If the stock markets are to function efficiently, it is a prerequisite that the regulatory authority be in a position to identify such instances and take corrective measures. This also boosts the retail investors' confidence in the impartial working of the exchange.
The Securities and Exchange Board of India amended the SEBI (Insider Trading) Regulations, 1992 in February 2002 to provide for the following:
The regulation would now cover subscription in the primary issue based on inside information.
A person, who is an intermediary, investment company, trust company, asset management company or an employee or director thereof or an official of a stock exchange or of a clearing house or corporation, would be deemed to be a connected person.
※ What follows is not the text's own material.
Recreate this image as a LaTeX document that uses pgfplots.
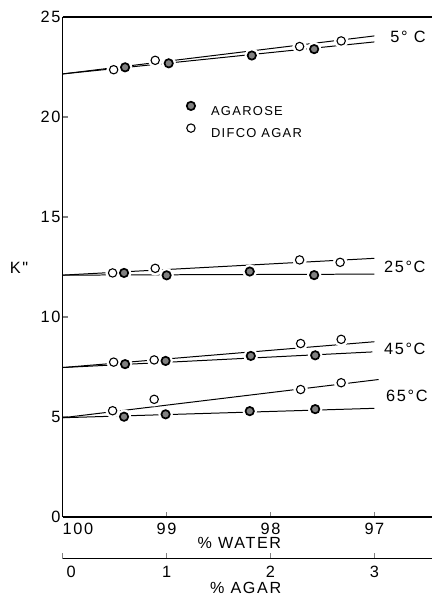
\documentclass[border=0pt]{standalone}
\usepackage{fontspec}
\setmainfont{Liberation Sans}[LetterSpace=10]
% same face without TeX ligatures, so that " stays a straight double quote
\newfontfamily\plainfont{Liberation Sans}[LetterSpace=10]
\usepackage{pgfplots}
\pgfplotsset{compat=1.18}
\usetikzlibrary{calc}

% marker styles
\pgfplotsset{
  difco/.style={only marks, mark=*, mark size=2.1pt,
    mark options={draw=black, fill=white, line width=0.55pt}},
  agarose/.style={only marks, mark=*, mark size=2.1pt,
    mark options={draw=black, fill=black!50, line width=0.85pt}},
  halo/.style={only marks, mark=*, mark size=3.4pt, white,
    mark options={draw=white, fill=white}, forget plot},
  fit/.style={black, line width=0.5pt, no marks, forget plot},
}

\begin{document}
\begin{tikzpicture}
\begin{axis}[
  name=main,
  scale only axis, width=185.5pt, height=251pt,
  xmin=0, xmax=3.557, ymin=0, ymax=25,
  axis x line=box, axis y line=left,
  axis line style={-, line width=0.65pt},
  tick pos=left, tick align=inside,
  major tick length=2.5pt,
  tick style={line width=0.6pt},
  xtick={0,1,2,3}, xticklabels={\makebox[0pt][l]{100},99,98,97},
  ytick={0,5,10,15,20,25}, yticklabels={0,5,10,15,20,25},
  ticklabel style={font=\fontsize{8.2}{9}\selectfont},
  xticklabel style={inner sep=0pt, yshift=-3pt},
  yticklabel style={inner sep=1pt},
  clip=false,
  legend cell align=left,
  legend image code/.code={\draw[#1] plot coordinates {(0pt,2.3pt)};},
  legend style={draw=none, fill=none, inner sep=0pt,
    at={(axis cs:1.19,20.78)}, anchor=north west,
    row sep=2.9pt, column sep=6.5pt,
    nodes={inner sep=1.5pt, text height=4.7pt, text depth=0pt},
    font=\fontsize{6.5}{7}\selectfont},
]
% fitted lines, 5 C
\addplot[fit] coordinates {(0,22.15) (3.0,24.05)};
\addplot[fit] coordinates {(0,22.15) (3.0,23.75)};
% 25 C
\addplot[fit] coordinates {(0,12.09) (3.0,12.93)};
\addplot[fit] coordinates {(0,12.09) (3.0,12.14)};
% 45 C
\addplot[fit] coordinates {(0,7.47) (3.0,8.76)};
\addplot[fit] coordinates {(0,7.47) (2.98,8.25)};
% 65 C
\addplot[fit] coordinates {(0,4.96) (3.04,6.87)};
\addplot[fit] coordinates {(0,4.96) (3.0,5.43)};

% white gaps in the lines around every point
\addplot[halo] coordinates {
  (0.60,22.48) (1.02,22.68) (1.82,23.07) (2.42,23.39)
  (0.59,12.20) (1.00,12.08) (1.80,12.27) (2.42,12.09)
  (0.60,7.64) (0.99,7.80) (1.81,8.05) (2.43,8.08)
  (0.59,5.01) (0.99,5.13) (1.80,5.29) (2.43,5.39)
  (0.49,22.36) (0.89,22.83) (2.28,23.52) (2.68,23.80)
  (0.48,12.20) (0.89,12.43) (2.28,12.85) (2.67,12.73)
  (0.49,7.74) (0.88,7.85) (2.29,8.67) (2.68,8.88)
  (0.48,5.31) (0.88,5.88) (2.29,6.37) (2.68,6.71)
};

% agarose
\addplot[agarose] coordinates {
  (0.60,22.48) (1.02,22.68) (1.82,23.07) (2.42,23.39)
  (0.59,12.20) (1.00,12.08) (1.80,12.27) (2.42,12.09)
  (0.60,7.64) (0.99,7.80) (1.81,8.05) (2.43,8.08)
  (0.59,5.01) (0.99,5.13) (1.80,5.29) (2.43,5.39)
};
\addlegendentry{AGAROSE}
% difco agar
\addplot[difco] coordinates {
  (0.49,22.36) (0.89,22.83) (2.28,23.52) (2.68,23.80)
  (0.48,12.20) (0.89,12.43) (2.28,12.85) (2.67,12.73)
  (0.49,7.74) (0.88,7.85) (2.29,8.67) (2.68,8.88)
  (0.48,5.31) (0.88,5.88) (2.29,6.37) (2.68,6.71)
};
\addlegendentry{DIFCO AGAR}

% temperature labels
\begin{scope}[every node/.style={anchor=west, inner sep=0pt, font=\fontsize{8.2}{9}\selectfont}]
\node at (axis cs:3.15,24.0) {5° C};
\node at (axis cs:3.09,12.48) {25°C};
\node at (axis cs:3.09,8.42) {45°C};
\node at (axis cs:3.11,6.04) {65°C};
\end{scope}

\node[font=\plainfont\fontsize{8.2}{9}\selectfont] at (axis cs:-0.42,12.43) {K"};
\node[font=\fontsize{8.1}{9}\selectfont, inner sep=0pt] at (axis description cs:0.478,0) [yshift=-13pt] {\% WATER};
\end{axis}

\coordinate (agarbase) at ($(main.south west)+(0pt,-21pt)$);

% second scale: percent agar
\begin{axis}[
  at={(agarbase)}, anchor=south west,
  scale only axis, width=185.5pt, height=5pt,
  xmin=0, xmax=3.557, ymin=0, ymax=1,
  axis x line=bottom, axis line style={-, line width=0.65pt},
  hide y axis,
  tick align=inside, major tick length=2.8pt,
  tick style={line width=0.6pt},
  xtick={0,1,2,3}, xticklabels={\makebox[0pt][l]{\hspace{2pt}0},1,2,3},
  ticklabel style={font=\fontsize{8.2}{9}\selectfont},
  clip=false,
]
\addplot[draw=none, forget plot] coordinates {(0,0) (3,0)};
\node[font=\fontsize{8.1}{9}\selectfont] at (axis description cs:0.495,0) [yshift=-14.5pt] {\% AGAR};
\end{axis}

% page frame
\path ([xshift=-31.5pt,yshift=-40.5pt]main.south west) rectangle ([yshift=8.5pt]main.north east);
\end{tikzpicture}
\end{document}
Price sensitive information would mean any information, which relates directly or indirectly to a company and which if published, is likely to materially affect the price of securities of a company. Periodical financial results of the company, intended declaration of dividends (both interim and final), issue of securities or buy-back of securities, any major expansion plans or execution of new projects, amalgamation, mergers or takeovers, disposal of the whole or substantial part of the undertaking, and any significant changes in policies, plans or operations of the company would be deemed to be price sensitive information.
Speculative reports in print or electronic media would not be considered published information.
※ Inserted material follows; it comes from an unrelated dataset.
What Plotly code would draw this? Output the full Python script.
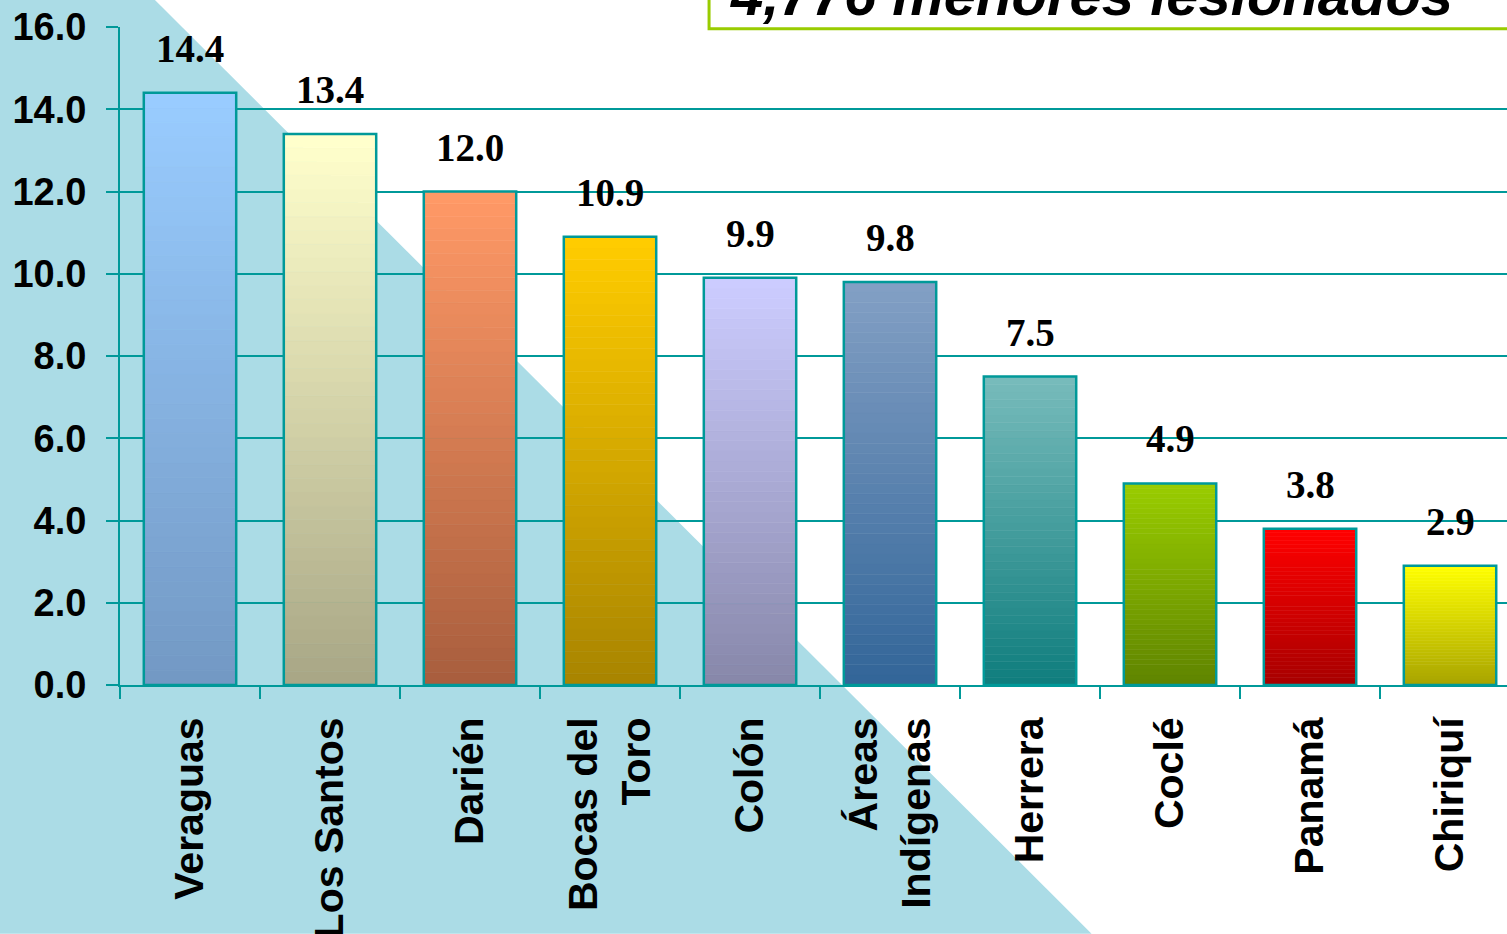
import plotly.graph_objects as go

regiones = ["Veraguas", "Los Santos", "Darién", "Bocas del<br>Toro", "Colón",
            "Áreas<br>Indígenas", "Herrera", "Coclé", "Panamá", "Chiriquí"]
tasas = [14.4, 13.4, 12.0, 10.9, 9.9, 9.8, 7.5, 4.9, 3.8, 2.9]
etiquetas = ["14.4", "13.4", "12.0", "10.9", "9.9", "9.8", "7.5", "4.9", "3.8", "2.9"]
titulo = "4,776 menores lesionados"

# top / bottom colour of each bar's gradient
color_arriba = ["#99CCFF", "#FFFFCC", "#FF9966", "#FFCC00", "#CCCCFF",
                "#829FC4", "#77BBBB", "#99CC00", "#FF0000", "#FFFF00"]
color_abajo = ["#7399C4", "#A9A786", "#A95E3E", "#A98500", "#8888AA",
               "#336699", "#107E7E", "#608500", "#A80000", "#A9A500"]

TEAL = "#009999"
N = 40


def hex_rgb(h):
    h = h.lstrip("#")
    return tuple(int(h[i:i + 2], 16) for i in (0, 2, 4))


def mezcla(c_bajo, c_alto, t):
    a, b = hex_rgb(c_bajo), hex_rgb(c_alto)
    return "rgb(%d,%d,%d)" % tuple(round(a[i] + (b[i] - a[i]) * t) for i in range(3))


fig = go.Figure()

# gradient: each bar is stacked from N thin slices
for k in range(N):
    t = k / (N - 1)
    cols = [mezcla(lo, hi, t) for lo, hi in zip(color_abajo, color_arriba)]
    fig.add_trace(go.Bar(
        x=regiones, y=[v / N for v in tasas], base=[v * k / N for v in tasas],
        width=0.66, marker=dict(color=cols, line=dict(color=cols, width=0.6)),
        hoverinfo="skip", showlegend=False))

# outline
fig.add_trace(go.Bar(
    x=regiones, y=tasas, width=0.66,
    marker=dict(color="rgba(0,0,0,0)", line=dict(color=TEAL, width=2.5)),
    showlegend=False))

for r, v, s in zip(regiones, tasas, etiquetas):
    fig.add_annotation(x=r, y=v, text=s, showarrow=False, yanchor="bottom", yshift=21,
                       font=dict(family="Liberation Serif", size=39, color="black", weight="bold"))

# water-drop triangle in the lower left and the title box
fig.add_shape(type="path", xref="paper", yref="paper", layer="below",
              path="M -0.0866,1.041 L 0.0252,1.041 L 0.7005,-0.378 L -0.0866,-0.378 Z",
              fillcolor="#ABDCE6", line=dict(width=0))
fig.add_shape(type="path", xref="paper", yref="paper", layer="below",
              path="M 0.4247,1.06 L 0.4247,0.9975 L 1.02,0.9975",
              fillcolor="white", line=dict(color="#99CC00", width=3))
fig.add_annotation(xref="paper", yref="paper", x=0.4384, y=1, xanchor="left", yanchor="bottom",
                   yshift=-2, text=titulo, showarrow=False,
                   font=dict(family="Liberation Sans", size=58, color="black",
                             weight="bold", style="italic"))

fig.update_layout(
    width=1507, height=934, autosize=False,
    margin=dict(l=120, r=0, t=27, b=249),
    paper_bgcolor="white", plot_bgcolor="rgba(0,0,0,0)",
    barmode="overlay", bargap=0.34,
    font=dict(family="Liberation Sans", color="black"),
)
fig.update_xaxes(range=[-0.5, 9.407], showline=True, linecolor=TEAL, linewidth=2,
                 ticks="outside", tickson="boundaries", ticklen=12, tickcolor=TEAL, tickwidth=2,
                 tickangle=-90, tickfont=dict(size=41, weight="bold", color="black"),
                 ticklabelstandoff=14, showgrid=False, automargin=False)
fig.update_yaxes(range=[0, 16], dtick=2, tickformat=".1f", showline=True, linecolor=TEAL,
                 linewidth=2, ticks="outside", ticklen=12, tickcolor=TEAL, tickwidth=2,
                 gridcolor=TEAL, gridwidth=2, ticklabelstandoff=12, automargin=False,
                 tickfont=dict(size=38, weight="bold", color="black"), zeroline=False)

fig.write_html("out.html", config={"displayModeBar": False, "responsive": False},
               post_script="document.body.style.margin='0';")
Only dealing in securities based on unpublished price sensitive information is prohibited and communication of price sensitive information per se is not an offense.
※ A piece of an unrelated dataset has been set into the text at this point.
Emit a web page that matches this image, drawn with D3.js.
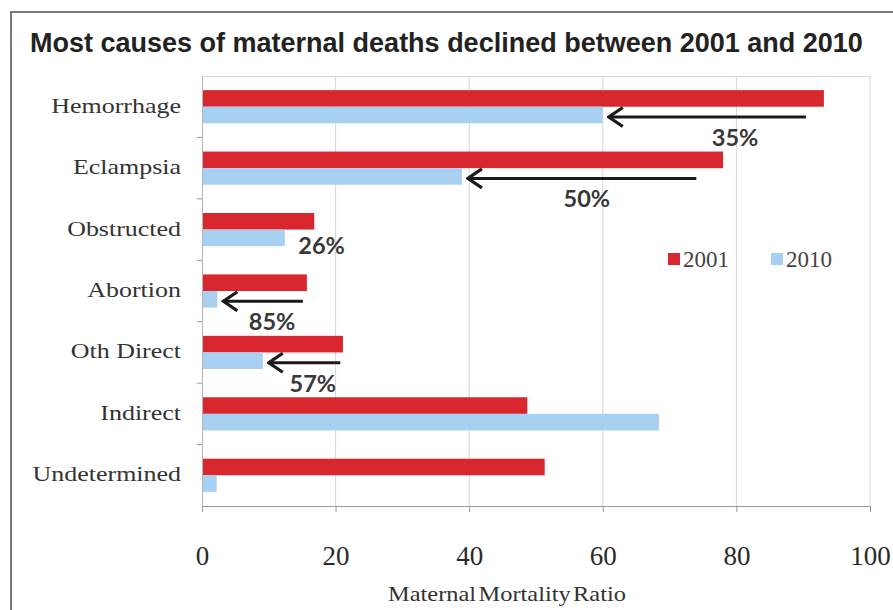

Corporate dealing in securities of another company based on inside information is specifically prohibited.
All listed companies and organizations associated with securities market including the intermediaries, asset management company, trustees of MFs, self-regulatory organizations, stock exchanges, clearing house/corporations, public financial institutions, professional firms such as auditors, accounting firms, law firms, analysts, consultants, etc., assisting or advising listed companies shall frame a code on internal procedure and conduct on lines of model code specified in Regulations. These entities shall abide by the Code for Corporate Disclosure Practices specified in the Regulations. They shall adopt appropriate mechanisms and procedures to enforce these codes.
Any person who holds more than 5% shares or voting rights in any listed company shall disclose to the company, the number of shares or voting rights held by such person, within four working days of the receipt of intimation of allotment of shares, or the acquisition of shares or voting rights, as the case may be. He shall also disclose to the company the change in shareholding or voting rights, even if such change results in shareholding falling below 5%, if there has been a change in such holdings from the last disclosure and such a change exceeds 2% of total shareholding or voting rights held by such person within four working days of becoming director or officer of the company. He shall also disclose the change in shareholding or voting rights, if there has been a change in such holdings from the last disclosure made and the change exceeds Rs.5 lakh in value or 5,000 shares or 2% of total shareholding or voting rights, whichever is lower. Every listed company, within 5 days of receipts of these disclosures, shall disclose to all stock exchanges on which the company is listed.